You’re suspended! 👿
Nigerian government suspends Twitter; Netflix and the South African government; Ethiopia's Telebirr reaches a million subscribers in 1 week.
If we could give this week a theme, it’ll be African governments vs foreign companies, but before we get to that there’s a motion to change the name of Nigeria to the United Africa Republic. Looks like the person drew inspiration from the United Arab Emirates.
“Many of those misbehaving today are too young to be aware of the destruction and loss of lives that occurred during the Nigerian Civil War. Those of us in the fields for 30 months, who went through the war, will treat them in the language they understand.”
That’s the deleted tweet that started it all.
In Nigeria, The rave of the moment is the government’s decision to suspend Twitter’s operations because the social media giant deleted that tweet by Nigeria’s president.

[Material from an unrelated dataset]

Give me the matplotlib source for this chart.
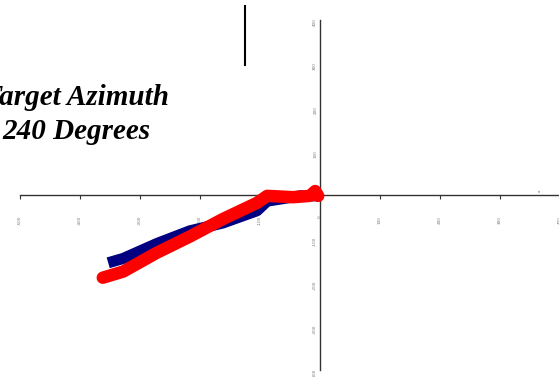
import matplotlib
matplotlib.use("Agg")
import matplotlib.pyplot as plt
from matplotlib.lines import Line2D

W, H = 559, 377

# Data
red_x = [-362, -328, -272, -217, -162, -105, -88, -45, -17, -8, -3]
red_y = [-189, -175, -132, -95, -55, -18, -2, -5, -2, 9, -2]
blue_x = [-353, -328, -272, -217, -162, -105, -88, -33, -3]
blue_y = [-155, -145, -111, -82, -64, -36, -14, -2, -2]

x_ticks = [-500, -400, -300, -200, -100, 0, 100, 200, 300, 400]
y_ticks = [-400, -300, -200, -100, 100, 200, 300, 400]
title_lines = ["Target Azimuth", "240 Degrees"]

fig = plt.figure(figsize=(W / 100, H / 100), dpi=100)
ax = fig.add_axes([20 / W, 7 / H, 540 / W, 350 / H])
ax.set_xlim(-500, 400)
ax.set_ylim(-400, 400)

ax.plot(blue_x, blue_y, color="#000080", lw=8, solid_capstyle="butt", zorder=3)
ax.plot(red_x, red_y, color="#ff0000", lw=9, solid_capstyle="round", zorder=4)

for s in ["top", "right"]:
    ax.spines[s].set_visible(False)
ax.spines["left"].set_position(("data", 0))
ax.spines["bottom"].set_position(("data", 0))
for s in ["left", "bottom"]:
    ax.spines[s].set_color("#333333")
    ax.spines[s].set_linewidth(1.0)

ax.set_xticks(x_ticks)
ax.set_xticklabels([str(v) for v in x_ticks], rotation=90, fontsize=3, color="#777777")
ax.set_yticks(y_ticks)
ax.set_yticklabels([str(v) for v in y_ticks], rotation=90, fontsize=3, color="#777777")
ax.tick_params(axis="x", direction="out", length=3, width=0.8, color="#333333", pad=12)
ax.tick_params(axis="y", length=0, pad=2)

fig.text(540 / W, 1 - 192 / H, "x", fontsize=3, color="#555555",
         rotation=90, ha="center", va="bottom")

fig.text(76 / W, 1 - 105 / H, title_lines[0], ha="center", va="baseline",
         fontsize=21, family="Liberation Serif", weight="bold", style="italic")
fig.text(76 / W, 1 - 139 / H, title_lines[1], ha="center", va="baseline",
         fontsize=21, family="Liberation Serif", weight="bold", style="italic")

fig.add_artist(Line2D([245 / W, 245 / W], [1 - 6 / H, 1 - 65 / H],
                      transform=fig.transFigure, color="black", lw=1.5))

fig.savefig("out.png", dpi=100)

Why did Twitter delete it?
A short answer is that many Nigerians asked for it. A better answer is that the platform has zero-tolerance for violence or tweets that may seem to threaten violence against a group of people.
The government gave a directive for the Nigerian broadcasting commission (NBC) to begin to license social media operations and has reached out to internet service providers to shut off people’s access to Twitter. Twitter isn’t accessible via some internet service provider.
Why does it matter?
A few weeks ago Twitter chose Ghana as its African Headquarters and it caused a ruckus, considering the fact that Nigeria has a larger population size and Twitter still hired for Nigerian roles. This is further validation that it was the right move (not that we ever doubted it).
For now, Nigerian Twitter users would have to turn on VPNs.
Netflix would rather do less than more
In South Africa, nobody is banning or suspending anyone but there's been a little scuffle between the government and Netflix.
The government plans to set a 30% local content quota on video streaming platforms as proposed in a recent policy framework. This means 30% of the content available to South Africans on Netflix will be South African video content.
What does Netflix think?
Good idea but wrong approach. Netflix thinks the government’s approach to spur the production of more local content will backfire.
In this case, Netflix has two options: Produce large quantities of low-budget local content to make up its quotas or reduce the size of content available to South Africa.
What could be next?
For Netflix, it's always going to be quality over quantity, so it’ll rather cut down on it’s total video content in South Africa. It looks like Netflix has the upper hand in this scenario.
One million subscribers in a week
Between 2015 to 2020, Ethiopia had about 1.5 million total mobile money subscribers.
A week after the launch of the state-owned mobile money platform, Telebirr, it announced that it reached 1 million subscribers.
Wow that was fast
Yes, it was. Telebirr isn’t the first mobile money service in Ethiopia, but it’s just the first that has really taken off. Its rival M-birr, which started in 2015 has just over 1.8 million users.
In Ethiopia, the contest for mobile money subscribers has only begun.
Looks like there are only two contestants, Who else is interested?
A consortium including Safaricom and the UK’s Vodafone and MTN.
At the beginning of May, Ethiopia’s telecoms licence was awarded to a consortium including Safaricom and the UK’s Vodafone. MTN lost out on the bid for the second license. The winning team bid $850 million while MTN’s bid was $600m.
While both licenses do not contain a mobile money license, Ethiopia’s government has hinted it’s open to make that available sometime in the future.
For MTN that lost out, it’s considering bidding for the second licence but this time hopes that Ethiopia would include a mobile money license.
Big Picture: Telebirr aims to attract 21 million users for the service in its first year of operations, rising to 33 million in five years.
In this case, Telebirr has an upper hand as it’s backed by the government. The other companies can only hope that soon they’ll be allowed to compete for a share of Ethiopia’s mobile money market.